# x11 on 10.4.6



## aved (May 11, 2006)

Hey I'm new to x11 and am having some problems getting it to install on 10.4.6. I have a PB 15" 1.67Ghz that shipped with 10.3.9 but I have upgraded to 10.4.6. I know x11 is an optional install on the OS disk (which is in another state) but since I don't have it I was wondering if anyone knows where I can download it. I looked on Apple's website and the only download is for 10.3.x. I did find a X11SKD.pkg in my utility folder>launched it> said it installed> but I still don't have an X11.app anywhere. I talked to Apple Support and they said that x11 only ships with the server OS now...


----------



## lurk (May 11, 2006)

The Support answer was wrong, it is still with the client version.  It is not downloadable though, technically it never was just the beta was.  You really need to get ahold of the installation media to get it.

The X11SDK.pkg is the X11 development kit, basically the header files for compiling X11 programs.  One possible solution would be for you to download the version from x.org and compile that.   It does not include the aqua window manager that way but in a pinch it might work for you.

Good Luck!


----------



## ElDiabloConCaca (May 11, 2006)

X11 does not only ship with the server flavor of Mac OS X.

You need to get ahold of your install disks -- as far as I know, this is the only way to install an X11 application that is compatible with your system.


----------



## aved (May 11, 2006)

Thanks for the replies. Do you think I could install x11 from my 10.3.9 OS disk on 10.4.6? Or will Apple send me a free 10.4.6 disk?

I had a feeling the support guy didn't know what I was talking about...


----------



## ElDiabloConCaca (May 11, 2006)

aved said:
			
		

> Thanks for the replies. Do you think I could install x11 from my 10.3.9 OS disk on 10.4.6?


It may work -- I don't know if the X11 for Panther is a different version from the X11 for Tiger...



> Or will Apple send me a free 10.4.6 disk?


Doubtful.


----------



## cfr (May 12, 2006)

I don't think you can install the Panther version on Tiger. I think it will fail. On the other hand, I think the installer will simply tell you this...


----------



## nixgeek (May 12, 2006)

The X11 package should be in the installation discs you have.  ACtually, you might have to select "Customize" during the installation in order to activate that package.  You don't have to reinstall the entire operating system.  Just load in the disc, run the installation (but don't elect to format the drive), and select "Customize" when it shows up before the installation continues.  Once there, you'll see the option for X11.
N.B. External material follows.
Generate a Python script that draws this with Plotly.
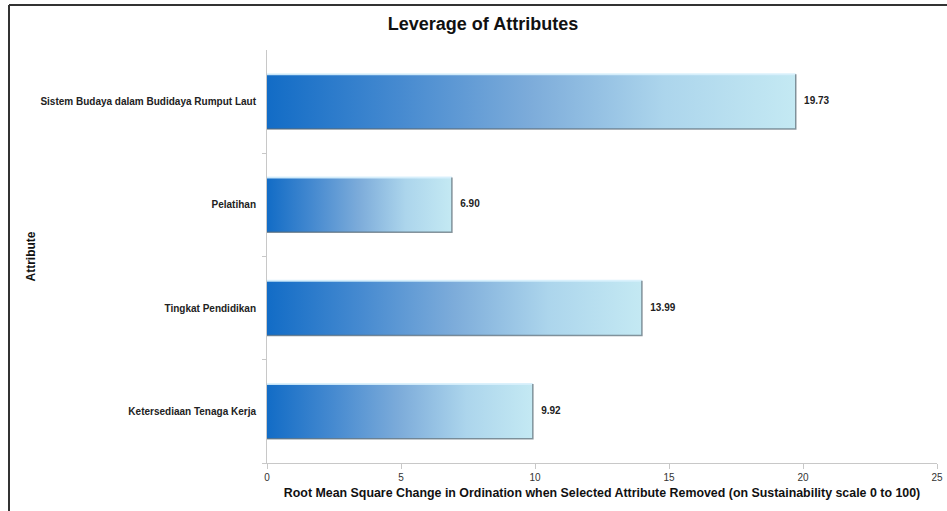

Usually it's not installed by default because normal end users don't have the need to run X11 (it can become complicated to understand X11 for new users).


----------



## aved (May 14, 2006)

Thanks a bunch. I got it to install with the 10.3.9 CD but had to do it manually- installer wouldn't let me select the HD because I am running 10.4.6.


----------



## nixgeek (May 14, 2006)

Check on the upgrade disc to see if it will update the version of X11 from 10.3.x.  If it was able to upgrade the rest of the operating system, it should be able to update just X11 if you manually select it from the 10.4.6 installation.


----------



## ekjo014 (May 15, 2006)

i had the same problem, and for some reason couldnt find the app anywhere on the install disk, even if i chose customize and selected X11, i eventually got it to work by downloading the UI form:

http://wsidecar.apple.com/cgi-bin/n...2232&cat=1&platform=osx&method=sa/X11User.dmg

or just go to apple.com search for x11

first result, at bottom right of page select download.


----------